La irrupción en el Capitolio en Washington por parte de la turba fanática, enardecida momentos antes por un presidente indigno, y alimentada en el odio y la confusión durante meses por sus mentiras, muestra claramente cuán peligroso es dejar pasar como simples “dificultades con las formas”, claros signos de irrespeto de los principios que son ejes del sistema democrático y del Estado de Derecho; así como cuán arriesgado es encargar de los asuntos públicos a personas a quienes no cabe en su mente la noción de bien común. Pero ante todo, es un recordatorio punzante de que la democracia es frágil en cualquier parte del mundo y que ésta debe cuidarse cada día, sin las dudas y sin las demoras que sólo sirven a sus enemigos.
Desde la primera infracción de las reglas y el anuncio de veleidades populistas, las alarmas y los mecanismos de protección del sistema comenzaron a activarse, pero para muchos por ingenuidad o por conveniencia, bastó con las frases “no se atrevería”, “las instituciones lo frenarán”, “es un defensor de la ley y el orden”. Cínico defensor, por supuesto, como todos los autócratas que sólo defienden la ley que les sirve y el orden en tanto les conviene.
La saga de Trump ha dejado envalentonados a sectores supremacistas y a una serie de grupos fanáticos y de sectas antidemocráticas dentro y fuera de Estados Unidos. Grupos a los que ha dado cobertura y a los que ha defendido a nombre de la libertad de expresión. Sobre ello no hay que olvidar la famosa paradoja que obliga a ser intolerante con la intolerancia. La democracia debe ser defendida y no cabe caer en el juego de quienes quieren destruirla sirviéndose de sus principios y libertades para, en su nombre, anularlos.
Tampoco es posible ceder al espiral absurdo de justificación de la violación de las reglas por la existencia de la contraparte extremista que las incumple, ni cohonestar con la estrategia del miedo y la violencia, pues hay que condenar a sus promotores cualquiera que sea su procedencia.

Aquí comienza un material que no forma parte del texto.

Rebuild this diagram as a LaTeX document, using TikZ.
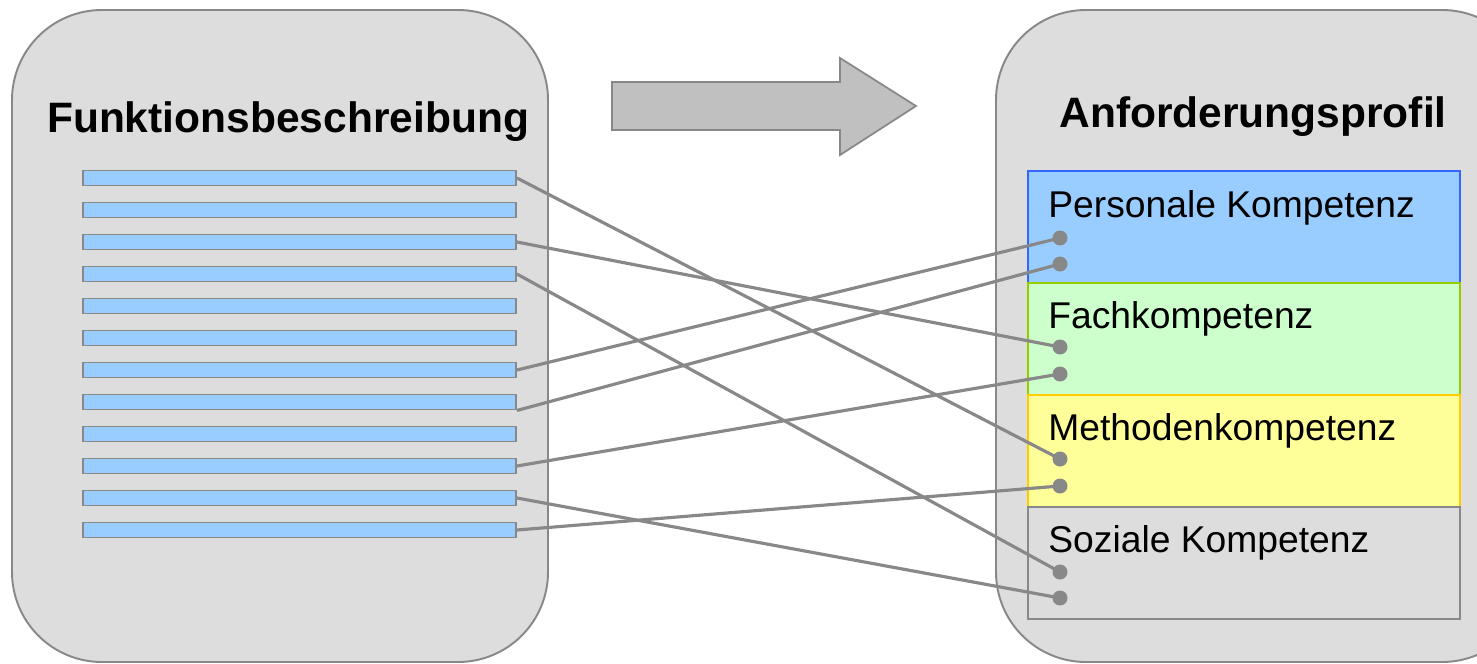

Por supuesto es un deber preguntarse cómo es posible que a pesar de tan evidentes falencias en el cumplimiento de sus funciones, de los escandalosos conflictos de interés que marcaron su ejercicio, y sobre todo de la irresponsable, soberbia e inhumana gestión de la mayor crisis de salud de los últimos tiempos, más de setenta y cuatro millones de personas le hayan dado su voto y muchas sigan convencidas de sus mentiras y obnubiladas con su discurso. En este sentido será también necesaria tarea del presidente Biden, en cumplimiento de su programa, intentar dar respuesta a las insatisfacciones y angustias que han permitido a tantos caer en ese mundo paralelo, así como buscar sanar las heridas y las fracturas que siguen marcando la sociedad. Por ello en el discurso de posesión el llamado a la unidad será protagonista.
Pero antes será necesario dejar en claro que atentar contra los principios democráticos no puede quedar sin consecuencias, que la mentira como método de gobierno no es defendible, que los jueces y todos los demás servidores públicos se deben a la Constitución y no a los intereses del elegido de turno, que la ley no es maleable según su conveniencia, que el Estado de Derecho, en fin, se ha mantenido incólume a pesar de esta embestida.
Ojalá el mensaje, y el eco que él tenga, sea suficientemente claro y contundente para que no queden dudas, ni les surjan ideas a los aprendices de autócratas que pululan por el mundo.